##### ENTRIES SHOWN #####

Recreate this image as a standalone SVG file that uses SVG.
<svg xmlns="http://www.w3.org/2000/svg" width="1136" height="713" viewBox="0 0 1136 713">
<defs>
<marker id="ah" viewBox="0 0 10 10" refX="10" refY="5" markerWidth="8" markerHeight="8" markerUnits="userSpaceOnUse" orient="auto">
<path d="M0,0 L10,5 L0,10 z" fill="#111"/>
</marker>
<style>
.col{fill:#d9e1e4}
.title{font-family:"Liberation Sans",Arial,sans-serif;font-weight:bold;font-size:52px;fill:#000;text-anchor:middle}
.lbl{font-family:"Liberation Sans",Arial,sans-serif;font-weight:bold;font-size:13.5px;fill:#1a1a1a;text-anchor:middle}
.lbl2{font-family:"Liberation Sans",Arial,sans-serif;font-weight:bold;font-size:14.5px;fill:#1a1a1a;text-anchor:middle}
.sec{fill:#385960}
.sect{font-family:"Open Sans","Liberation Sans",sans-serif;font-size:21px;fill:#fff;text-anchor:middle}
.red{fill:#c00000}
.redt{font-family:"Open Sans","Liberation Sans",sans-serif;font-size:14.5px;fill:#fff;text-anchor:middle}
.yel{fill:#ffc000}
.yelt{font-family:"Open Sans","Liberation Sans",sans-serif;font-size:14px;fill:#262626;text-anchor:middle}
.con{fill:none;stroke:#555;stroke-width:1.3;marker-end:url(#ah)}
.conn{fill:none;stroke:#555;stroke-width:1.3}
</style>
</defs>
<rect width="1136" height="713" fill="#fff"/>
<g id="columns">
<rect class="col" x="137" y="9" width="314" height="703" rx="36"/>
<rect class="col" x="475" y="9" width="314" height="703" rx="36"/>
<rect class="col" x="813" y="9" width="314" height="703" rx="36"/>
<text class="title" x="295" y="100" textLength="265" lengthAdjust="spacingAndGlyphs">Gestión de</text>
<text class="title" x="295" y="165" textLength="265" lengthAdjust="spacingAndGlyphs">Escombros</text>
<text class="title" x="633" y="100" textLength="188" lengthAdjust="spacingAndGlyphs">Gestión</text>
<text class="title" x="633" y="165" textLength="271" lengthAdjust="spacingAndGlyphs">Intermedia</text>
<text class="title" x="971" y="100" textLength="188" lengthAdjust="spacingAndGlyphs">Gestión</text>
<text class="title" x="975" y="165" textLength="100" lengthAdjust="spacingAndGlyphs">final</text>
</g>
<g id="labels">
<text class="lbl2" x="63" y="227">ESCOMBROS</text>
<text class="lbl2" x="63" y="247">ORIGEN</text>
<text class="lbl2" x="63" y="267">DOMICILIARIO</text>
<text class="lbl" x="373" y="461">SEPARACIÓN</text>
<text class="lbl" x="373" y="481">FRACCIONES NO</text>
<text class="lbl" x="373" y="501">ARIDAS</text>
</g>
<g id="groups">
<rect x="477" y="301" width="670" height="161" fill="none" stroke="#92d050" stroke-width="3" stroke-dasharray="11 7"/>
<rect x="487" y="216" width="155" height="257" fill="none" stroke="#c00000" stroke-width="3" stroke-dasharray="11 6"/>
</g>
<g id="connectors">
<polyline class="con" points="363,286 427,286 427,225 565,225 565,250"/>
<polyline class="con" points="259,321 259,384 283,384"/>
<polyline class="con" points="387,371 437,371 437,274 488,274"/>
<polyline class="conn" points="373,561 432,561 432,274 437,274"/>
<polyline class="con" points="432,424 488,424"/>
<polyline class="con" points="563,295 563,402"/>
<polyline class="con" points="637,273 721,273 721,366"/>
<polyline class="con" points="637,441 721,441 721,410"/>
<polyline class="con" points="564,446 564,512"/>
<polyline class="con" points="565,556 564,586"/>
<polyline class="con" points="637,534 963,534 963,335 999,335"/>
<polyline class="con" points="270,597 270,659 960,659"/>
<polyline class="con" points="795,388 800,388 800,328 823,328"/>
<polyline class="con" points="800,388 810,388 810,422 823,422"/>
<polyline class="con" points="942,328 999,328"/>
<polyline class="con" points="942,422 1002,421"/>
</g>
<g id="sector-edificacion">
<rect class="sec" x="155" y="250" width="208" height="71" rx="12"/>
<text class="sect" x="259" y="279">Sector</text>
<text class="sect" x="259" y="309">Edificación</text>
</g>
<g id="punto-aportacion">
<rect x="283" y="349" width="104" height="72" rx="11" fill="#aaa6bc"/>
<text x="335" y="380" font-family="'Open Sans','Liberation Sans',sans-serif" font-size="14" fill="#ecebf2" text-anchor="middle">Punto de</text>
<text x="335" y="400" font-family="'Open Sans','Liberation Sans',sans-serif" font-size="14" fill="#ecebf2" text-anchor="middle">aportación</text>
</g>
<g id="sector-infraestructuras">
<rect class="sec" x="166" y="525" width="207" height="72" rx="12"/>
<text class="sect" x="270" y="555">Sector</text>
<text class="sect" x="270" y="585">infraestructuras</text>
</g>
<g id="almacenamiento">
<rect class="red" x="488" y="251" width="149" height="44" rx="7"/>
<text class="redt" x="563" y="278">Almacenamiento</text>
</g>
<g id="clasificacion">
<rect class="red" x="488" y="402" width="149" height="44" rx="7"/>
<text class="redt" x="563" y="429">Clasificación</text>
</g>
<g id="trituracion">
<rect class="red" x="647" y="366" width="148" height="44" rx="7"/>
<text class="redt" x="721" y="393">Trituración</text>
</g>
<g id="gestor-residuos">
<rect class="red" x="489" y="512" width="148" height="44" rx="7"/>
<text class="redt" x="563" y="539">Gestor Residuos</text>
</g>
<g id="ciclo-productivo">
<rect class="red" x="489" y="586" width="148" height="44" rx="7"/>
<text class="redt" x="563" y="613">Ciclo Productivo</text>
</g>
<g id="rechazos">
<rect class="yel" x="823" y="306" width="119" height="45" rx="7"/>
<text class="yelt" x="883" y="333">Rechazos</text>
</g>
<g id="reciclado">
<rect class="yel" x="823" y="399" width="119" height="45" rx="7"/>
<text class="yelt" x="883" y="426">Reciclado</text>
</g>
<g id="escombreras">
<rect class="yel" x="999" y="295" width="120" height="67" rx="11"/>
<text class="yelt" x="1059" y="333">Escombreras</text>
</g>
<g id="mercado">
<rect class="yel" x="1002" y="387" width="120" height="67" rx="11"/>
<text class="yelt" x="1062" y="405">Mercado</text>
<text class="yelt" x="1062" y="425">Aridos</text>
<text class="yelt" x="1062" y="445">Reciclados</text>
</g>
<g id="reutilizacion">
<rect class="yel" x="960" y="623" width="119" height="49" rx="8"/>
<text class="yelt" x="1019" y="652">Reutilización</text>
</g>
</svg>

#####
##### ENTRIES SHOWN #####

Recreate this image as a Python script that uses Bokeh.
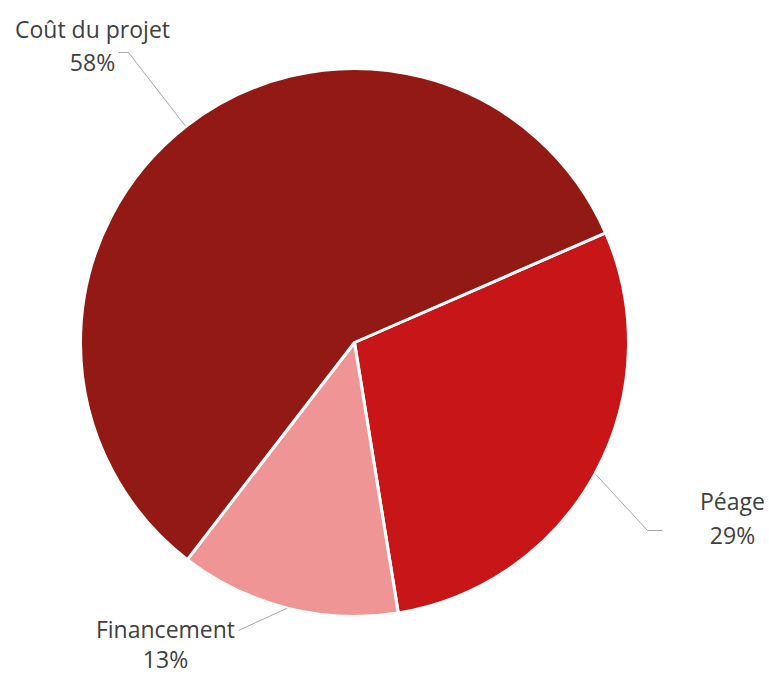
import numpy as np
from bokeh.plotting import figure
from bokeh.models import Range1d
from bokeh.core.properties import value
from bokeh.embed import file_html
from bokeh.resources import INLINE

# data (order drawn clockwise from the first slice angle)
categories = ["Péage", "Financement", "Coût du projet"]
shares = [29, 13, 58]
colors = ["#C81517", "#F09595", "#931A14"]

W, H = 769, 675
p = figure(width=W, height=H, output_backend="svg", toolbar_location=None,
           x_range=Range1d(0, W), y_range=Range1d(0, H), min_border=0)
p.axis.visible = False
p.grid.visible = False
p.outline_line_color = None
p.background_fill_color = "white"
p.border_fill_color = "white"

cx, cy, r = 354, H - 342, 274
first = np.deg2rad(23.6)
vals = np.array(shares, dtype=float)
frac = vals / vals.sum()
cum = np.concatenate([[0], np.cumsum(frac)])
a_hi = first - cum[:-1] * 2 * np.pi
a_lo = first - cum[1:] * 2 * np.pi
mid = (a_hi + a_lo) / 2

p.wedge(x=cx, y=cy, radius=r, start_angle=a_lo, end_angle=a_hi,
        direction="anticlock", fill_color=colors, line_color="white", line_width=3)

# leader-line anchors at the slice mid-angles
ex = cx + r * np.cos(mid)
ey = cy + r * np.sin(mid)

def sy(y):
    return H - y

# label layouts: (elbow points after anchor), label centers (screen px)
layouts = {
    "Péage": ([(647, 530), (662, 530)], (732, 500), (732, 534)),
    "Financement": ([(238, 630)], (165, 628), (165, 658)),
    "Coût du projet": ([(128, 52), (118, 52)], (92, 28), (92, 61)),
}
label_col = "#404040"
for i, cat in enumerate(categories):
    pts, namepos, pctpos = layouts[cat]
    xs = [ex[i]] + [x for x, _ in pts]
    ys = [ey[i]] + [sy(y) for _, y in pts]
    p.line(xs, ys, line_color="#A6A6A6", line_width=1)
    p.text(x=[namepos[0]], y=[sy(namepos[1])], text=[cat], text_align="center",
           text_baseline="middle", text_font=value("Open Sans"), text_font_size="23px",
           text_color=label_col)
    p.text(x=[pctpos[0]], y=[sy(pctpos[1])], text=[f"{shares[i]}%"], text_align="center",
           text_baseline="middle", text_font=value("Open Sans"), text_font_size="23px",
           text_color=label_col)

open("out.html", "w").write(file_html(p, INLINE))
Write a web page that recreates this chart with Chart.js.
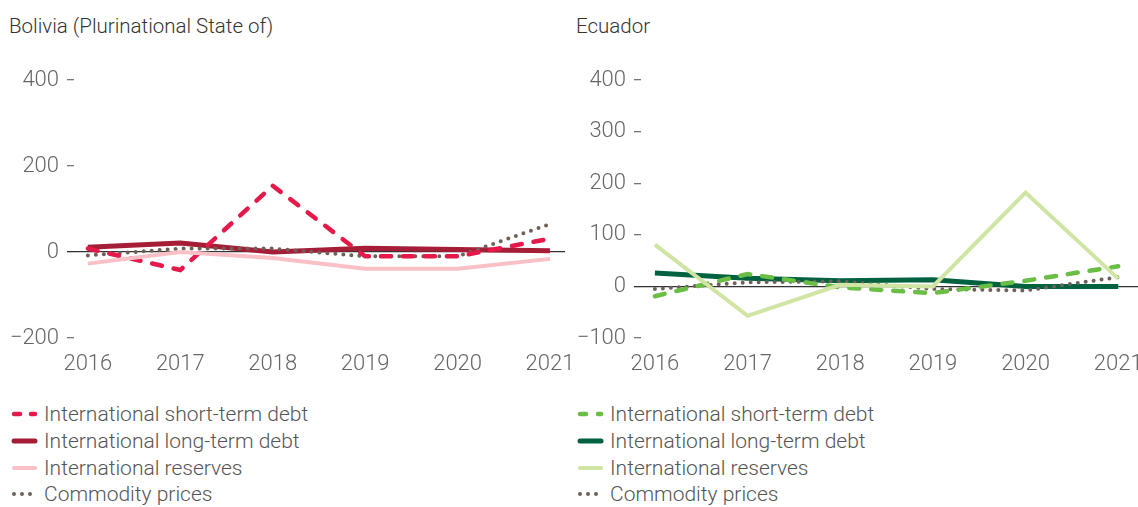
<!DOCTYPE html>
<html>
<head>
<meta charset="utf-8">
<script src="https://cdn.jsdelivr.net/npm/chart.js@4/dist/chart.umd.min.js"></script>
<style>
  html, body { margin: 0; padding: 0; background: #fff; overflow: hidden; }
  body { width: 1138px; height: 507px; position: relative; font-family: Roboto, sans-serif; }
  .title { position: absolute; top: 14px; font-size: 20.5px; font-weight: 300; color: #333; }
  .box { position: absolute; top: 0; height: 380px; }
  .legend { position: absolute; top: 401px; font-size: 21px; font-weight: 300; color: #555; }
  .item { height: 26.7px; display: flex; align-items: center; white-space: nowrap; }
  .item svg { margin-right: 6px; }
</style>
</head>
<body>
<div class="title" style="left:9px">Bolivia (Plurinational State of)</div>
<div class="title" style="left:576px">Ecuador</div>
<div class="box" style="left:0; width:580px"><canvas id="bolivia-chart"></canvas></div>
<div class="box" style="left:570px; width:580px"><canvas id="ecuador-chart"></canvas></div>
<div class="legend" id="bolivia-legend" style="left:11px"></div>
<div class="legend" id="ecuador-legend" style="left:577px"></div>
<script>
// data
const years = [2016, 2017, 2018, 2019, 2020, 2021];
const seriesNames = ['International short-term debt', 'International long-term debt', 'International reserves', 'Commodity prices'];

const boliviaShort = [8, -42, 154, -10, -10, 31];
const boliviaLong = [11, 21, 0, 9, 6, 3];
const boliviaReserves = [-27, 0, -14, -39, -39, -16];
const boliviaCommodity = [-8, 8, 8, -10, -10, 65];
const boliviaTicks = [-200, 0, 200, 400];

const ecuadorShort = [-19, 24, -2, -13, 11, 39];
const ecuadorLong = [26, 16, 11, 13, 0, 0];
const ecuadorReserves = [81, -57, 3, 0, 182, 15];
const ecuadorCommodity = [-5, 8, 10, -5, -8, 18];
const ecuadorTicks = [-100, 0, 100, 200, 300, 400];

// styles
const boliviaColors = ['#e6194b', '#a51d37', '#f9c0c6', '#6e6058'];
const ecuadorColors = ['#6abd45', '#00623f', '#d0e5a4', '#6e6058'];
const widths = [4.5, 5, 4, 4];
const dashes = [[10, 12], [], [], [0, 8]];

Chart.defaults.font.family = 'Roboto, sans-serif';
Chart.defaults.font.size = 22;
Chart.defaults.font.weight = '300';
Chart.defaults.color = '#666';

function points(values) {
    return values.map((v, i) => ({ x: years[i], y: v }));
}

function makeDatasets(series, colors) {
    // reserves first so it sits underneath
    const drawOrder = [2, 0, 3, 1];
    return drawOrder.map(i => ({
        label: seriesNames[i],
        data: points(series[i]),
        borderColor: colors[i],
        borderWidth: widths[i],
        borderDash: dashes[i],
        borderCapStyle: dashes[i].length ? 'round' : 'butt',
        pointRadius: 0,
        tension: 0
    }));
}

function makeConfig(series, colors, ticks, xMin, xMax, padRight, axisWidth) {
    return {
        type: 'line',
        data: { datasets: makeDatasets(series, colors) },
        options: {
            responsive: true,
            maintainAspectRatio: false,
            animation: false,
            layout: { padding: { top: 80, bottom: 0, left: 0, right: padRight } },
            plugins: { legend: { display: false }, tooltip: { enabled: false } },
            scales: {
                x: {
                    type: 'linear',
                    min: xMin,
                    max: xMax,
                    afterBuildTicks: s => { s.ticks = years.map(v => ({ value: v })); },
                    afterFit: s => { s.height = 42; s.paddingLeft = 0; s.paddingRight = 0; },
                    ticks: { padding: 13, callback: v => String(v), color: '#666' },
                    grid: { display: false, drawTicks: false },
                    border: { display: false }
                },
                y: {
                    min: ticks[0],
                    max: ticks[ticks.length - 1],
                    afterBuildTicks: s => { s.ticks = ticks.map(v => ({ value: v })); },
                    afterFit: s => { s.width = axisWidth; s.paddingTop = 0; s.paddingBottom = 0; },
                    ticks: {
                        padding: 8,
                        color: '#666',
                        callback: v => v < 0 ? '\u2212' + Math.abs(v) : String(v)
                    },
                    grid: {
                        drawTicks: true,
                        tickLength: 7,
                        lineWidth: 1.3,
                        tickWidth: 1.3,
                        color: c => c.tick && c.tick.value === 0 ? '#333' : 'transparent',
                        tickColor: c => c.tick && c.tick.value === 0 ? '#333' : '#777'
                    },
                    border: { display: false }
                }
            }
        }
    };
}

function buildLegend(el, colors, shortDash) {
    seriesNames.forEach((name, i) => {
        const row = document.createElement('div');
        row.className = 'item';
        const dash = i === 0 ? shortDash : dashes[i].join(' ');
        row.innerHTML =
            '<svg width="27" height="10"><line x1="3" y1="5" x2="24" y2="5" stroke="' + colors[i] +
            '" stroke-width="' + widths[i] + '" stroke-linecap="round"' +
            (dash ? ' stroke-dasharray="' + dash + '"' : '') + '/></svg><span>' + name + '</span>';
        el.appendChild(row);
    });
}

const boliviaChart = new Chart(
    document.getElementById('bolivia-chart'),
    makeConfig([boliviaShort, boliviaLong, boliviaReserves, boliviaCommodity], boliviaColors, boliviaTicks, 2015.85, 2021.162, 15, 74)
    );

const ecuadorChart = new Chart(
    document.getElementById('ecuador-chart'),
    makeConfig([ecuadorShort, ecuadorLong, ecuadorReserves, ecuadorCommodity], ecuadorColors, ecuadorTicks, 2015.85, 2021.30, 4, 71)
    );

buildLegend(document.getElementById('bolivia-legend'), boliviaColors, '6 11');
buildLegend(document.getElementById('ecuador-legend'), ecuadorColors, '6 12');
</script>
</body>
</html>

#####
##### ENTRIES SHOWN #####

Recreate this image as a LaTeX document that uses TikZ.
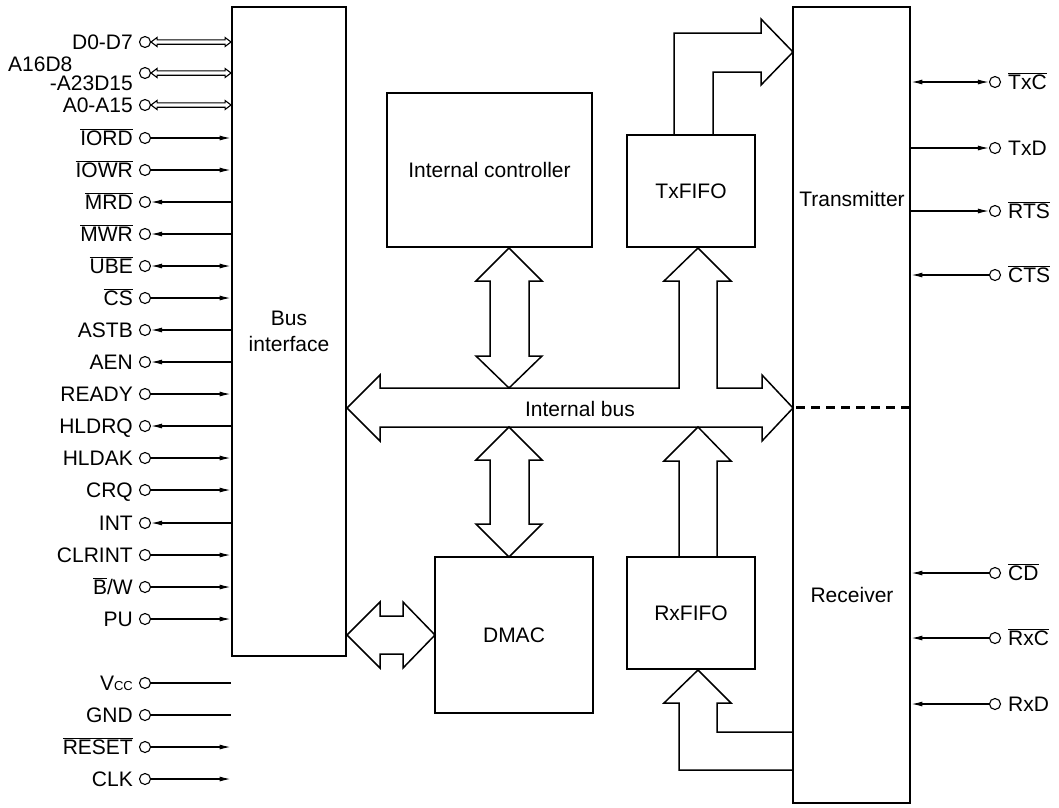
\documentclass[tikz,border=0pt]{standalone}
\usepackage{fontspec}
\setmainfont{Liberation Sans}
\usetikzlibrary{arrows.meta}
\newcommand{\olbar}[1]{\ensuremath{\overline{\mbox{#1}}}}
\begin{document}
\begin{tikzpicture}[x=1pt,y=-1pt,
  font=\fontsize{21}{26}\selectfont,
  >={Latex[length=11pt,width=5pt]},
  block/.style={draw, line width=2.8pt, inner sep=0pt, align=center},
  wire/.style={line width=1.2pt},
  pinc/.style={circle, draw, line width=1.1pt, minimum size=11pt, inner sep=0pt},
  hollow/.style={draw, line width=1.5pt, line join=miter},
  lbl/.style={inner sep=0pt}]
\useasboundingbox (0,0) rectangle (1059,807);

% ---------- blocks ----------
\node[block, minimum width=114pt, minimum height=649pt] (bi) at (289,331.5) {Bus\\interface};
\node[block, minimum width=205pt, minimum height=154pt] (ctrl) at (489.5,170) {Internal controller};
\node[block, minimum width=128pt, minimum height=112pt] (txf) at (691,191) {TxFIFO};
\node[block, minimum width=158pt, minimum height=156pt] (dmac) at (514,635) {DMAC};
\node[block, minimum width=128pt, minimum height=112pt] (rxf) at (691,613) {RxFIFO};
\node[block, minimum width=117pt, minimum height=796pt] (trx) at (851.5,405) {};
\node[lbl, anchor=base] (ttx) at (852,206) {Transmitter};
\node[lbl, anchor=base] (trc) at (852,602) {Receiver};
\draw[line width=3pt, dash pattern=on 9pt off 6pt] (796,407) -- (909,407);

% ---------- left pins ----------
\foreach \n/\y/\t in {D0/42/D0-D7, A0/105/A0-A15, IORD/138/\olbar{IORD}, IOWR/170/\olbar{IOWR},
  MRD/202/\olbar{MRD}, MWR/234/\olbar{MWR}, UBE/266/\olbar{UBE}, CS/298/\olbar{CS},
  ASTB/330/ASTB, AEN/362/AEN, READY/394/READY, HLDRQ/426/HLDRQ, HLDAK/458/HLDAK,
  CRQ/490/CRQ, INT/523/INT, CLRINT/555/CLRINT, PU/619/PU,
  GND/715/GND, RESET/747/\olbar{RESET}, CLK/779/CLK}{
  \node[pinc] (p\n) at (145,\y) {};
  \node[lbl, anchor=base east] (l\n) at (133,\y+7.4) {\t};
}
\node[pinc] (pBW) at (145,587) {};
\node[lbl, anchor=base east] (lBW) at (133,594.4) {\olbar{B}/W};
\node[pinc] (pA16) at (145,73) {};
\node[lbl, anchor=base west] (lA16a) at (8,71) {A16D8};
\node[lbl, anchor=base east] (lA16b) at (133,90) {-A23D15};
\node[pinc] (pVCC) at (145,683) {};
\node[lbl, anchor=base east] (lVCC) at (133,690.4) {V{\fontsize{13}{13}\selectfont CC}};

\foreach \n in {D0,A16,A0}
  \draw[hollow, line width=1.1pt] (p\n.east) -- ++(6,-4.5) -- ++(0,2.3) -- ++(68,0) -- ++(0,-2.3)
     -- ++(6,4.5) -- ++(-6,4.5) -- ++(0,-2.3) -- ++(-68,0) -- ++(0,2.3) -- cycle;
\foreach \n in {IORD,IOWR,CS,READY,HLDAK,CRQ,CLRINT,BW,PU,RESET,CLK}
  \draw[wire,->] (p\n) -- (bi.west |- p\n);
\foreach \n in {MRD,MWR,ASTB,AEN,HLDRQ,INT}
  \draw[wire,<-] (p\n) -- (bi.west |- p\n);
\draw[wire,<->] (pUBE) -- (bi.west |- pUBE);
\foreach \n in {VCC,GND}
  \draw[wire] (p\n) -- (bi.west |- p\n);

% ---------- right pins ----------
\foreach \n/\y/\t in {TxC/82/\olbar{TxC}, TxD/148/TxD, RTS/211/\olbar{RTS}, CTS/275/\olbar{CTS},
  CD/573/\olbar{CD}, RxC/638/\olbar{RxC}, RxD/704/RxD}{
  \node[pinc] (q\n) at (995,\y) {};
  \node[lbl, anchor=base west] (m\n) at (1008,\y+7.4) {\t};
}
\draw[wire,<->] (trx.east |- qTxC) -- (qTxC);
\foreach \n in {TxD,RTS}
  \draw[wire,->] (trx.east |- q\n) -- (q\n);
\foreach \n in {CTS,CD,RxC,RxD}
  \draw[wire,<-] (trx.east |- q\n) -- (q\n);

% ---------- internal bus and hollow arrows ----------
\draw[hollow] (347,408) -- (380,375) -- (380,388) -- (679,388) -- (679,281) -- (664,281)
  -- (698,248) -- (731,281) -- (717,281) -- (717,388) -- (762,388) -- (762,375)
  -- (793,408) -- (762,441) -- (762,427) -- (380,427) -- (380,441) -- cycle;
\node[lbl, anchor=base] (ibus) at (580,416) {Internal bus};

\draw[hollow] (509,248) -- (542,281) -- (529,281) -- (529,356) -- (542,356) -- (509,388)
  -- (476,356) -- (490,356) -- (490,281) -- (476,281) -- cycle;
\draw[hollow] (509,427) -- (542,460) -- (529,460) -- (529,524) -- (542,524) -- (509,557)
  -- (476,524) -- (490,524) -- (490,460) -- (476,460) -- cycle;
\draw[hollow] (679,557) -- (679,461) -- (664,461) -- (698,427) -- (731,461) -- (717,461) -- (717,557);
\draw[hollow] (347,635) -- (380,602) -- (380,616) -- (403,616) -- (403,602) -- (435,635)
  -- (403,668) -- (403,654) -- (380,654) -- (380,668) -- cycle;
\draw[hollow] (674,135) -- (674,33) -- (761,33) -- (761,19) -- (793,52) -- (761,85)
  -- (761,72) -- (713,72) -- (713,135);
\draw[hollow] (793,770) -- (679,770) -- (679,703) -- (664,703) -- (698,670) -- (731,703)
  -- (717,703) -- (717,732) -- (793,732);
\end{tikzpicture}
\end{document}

#####

# [WRITTEN INSTRUCTION]
From the records given above, copy all lines containing "that".

# [THE REPLY]
Recreate this image as a standalone SVG file that uses SVG.
Recreate this image as a Python script that uses Bokeh.
Write a web page that recreates this chart with Chart.js.
Recreate this image as a LaTeX document that uses TikZ.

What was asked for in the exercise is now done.